We will beep twice a second, until you quit the script with CTRL-C, and spam text up the screen just in case you can't hear the beeping over Def Leppard or something.
function showStats()
{
var strMonitorLine = "Monitoring ".red().bold()
if (strName)
strMonitorLine += " " + strName;
if (intGets)
strMonitorLine += " Checked " + intGets + " times (" + intErrors + " errors)";
console.log(strMonitorLine);
setTimeout(showStats, 1000 * 60 * 5);
}
Just so we can not panic that our script has stalled, every 5 minutes we'll spam a line with some info on it. That's our showStats() function in a nutshell.

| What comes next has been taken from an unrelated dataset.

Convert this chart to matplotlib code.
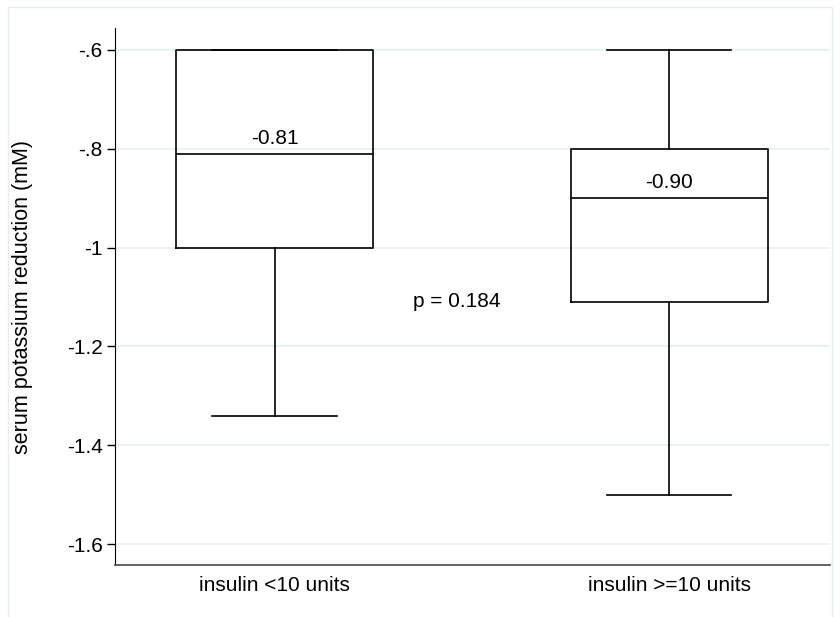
import matplotlib.pyplot as plt
from matplotlib.patches import Rectangle

plt.rcParams['font.family'] = ['Liberation Sans', 'DejaVu Sans']

# box plot summaries
groups = ["insulin <10 units", "insulin >=10 units"]
medians = [-0.81, -0.90]
q1 = [-1.00, -1.11]
q3 = [-0.60, -0.80]
whislo = [-1.34, -1.50]
whishi = [-0.60, -0.60]
median_labels = ["-0.81", "-0.90"]
p_text = "p = 0.184"

yticks = [-0.6, -0.8, -1.0, -1.2, -1.4, -1.6]
ytick_labels = ["-.6", "-.8", "-1", "-1.2", "-1.4", "-1.6"]

fig = plt.figure(figsize=(8.4, 6.17), dpi=100)
W, H = 840, 617
ax = fig.add_axes([115 / W, 1 - 565 / H, (830 - 115) / W, (565 - 28) / H])

# light outer frame like Stata graph region
fig.patches.append(Rectangle((8 / W, -0.05), (832 - 8) / W, 1.05 - 7 / H,
                             transform=fig.transFigure, fill=False,
                             edgecolor="#e6eef0", lw=1.0))

stats = []
for i in range(len(groups)):
    stats.append({"med": medians[i], "q1": q1[i], "q3": q3[i],
                  "whislo": whislo[i], "whishi": whishi[i], "fliers": []})

pos = [1, 2]
ax.bxp(stats, positions=pos, widths=0.5, showfliers=False,
       capwidths=0.315,
       boxprops=dict(color="black", lw=1.2),
       medianprops=dict(color="black", lw=1.2),
       whiskerprops=dict(color="black", lw=1.2),
       capprops=dict(color="black", lw=1.2))

for p, m, lab in zip(pos, medians, median_labels):
    ax.text(p, m + 0.012, lab, ha="center", va="bottom", fontsize=15)

ax.text(1.462, -1.11, p_text, ha="center", va="center", fontsize=15)

ax.set_xlim(0.596, 2.407)
ax.set_ylim(-1.6425, -0.5555)
ax.set_yticks(yticks)
ax.set_yticklabels(ytick_labels)
ax.set_xticks(pos)
ax.set_xticklabels(groups)
ax.tick_params(axis="y", labelsize=15, length=6, width=1, pad=3)
ax.tick_params(axis="x", labelsize=15, length=0, pad=8)
ax.set_ylabel("serum potassium reduction (mM)", fontsize=15.5, labelpad=24)

ax.yaxis.grid(True, color="#e8f0f2", lw=1.2)
ax.set_axisbelow(True)
ax.spines["top"].set_visible(False)
ax.spines["right"].set_visible(False)
ax.spines["left"].set_color("black")
ax.spines["bottom"].set_color("#555555")
ax.spines["bottom"].set_linewidth(1.3)

fig.savefig("out.png", dpi=100)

And finally, the last bit that kicks it all off:
console.log("\n" + strAppName.cyan().bold() + " " + strAppVersion.yellow().bold() + "\n\n");
if (strUrl)
{
showStats();
urlScan();
}
else
{
console.log("Usage: ".yellow().bold() + "olert http://www.tickets.london2012.com/eventdetails?id=EVENTID [\"Event Name\"]\n".bold());
}
Here we spam the name of the app and the version to the console, then check to see if a URL was passed. If it was, we kick off the timeouts to show the stats and pull the webpage, if it wasn't we show a help line, after which the script will gracefully exit because the event queue is empty.
With that in mind, the usage is something like this:
node olympic_alerter.js http://www.tickets.london2012.com/eventdetails?id=0000455AC9A2095C "Thursday Evening Athletics"
Bear in mind the URL you need to pass is the one that you can only click through to when you go to the Search Events page, find the correct event (if it is available) and click the See Tickets button. Something which is alas not there if there are none to see. :/ You also want an account, and make sure you are logged by regularly visiting the My Account page too.
I never said it was going to be easy. :(
Other Applications
I've actually used a similar sort of system to this for the DVD Reviewer Bargain Watcher. It pretty much goes through a database list and uses it to pull webpages, then runs regexps against them to retrieve the current prices.
Can be a pain when the sites it supports change their layouts, as I have to fix the regexps, but that seems to happen rarely these days.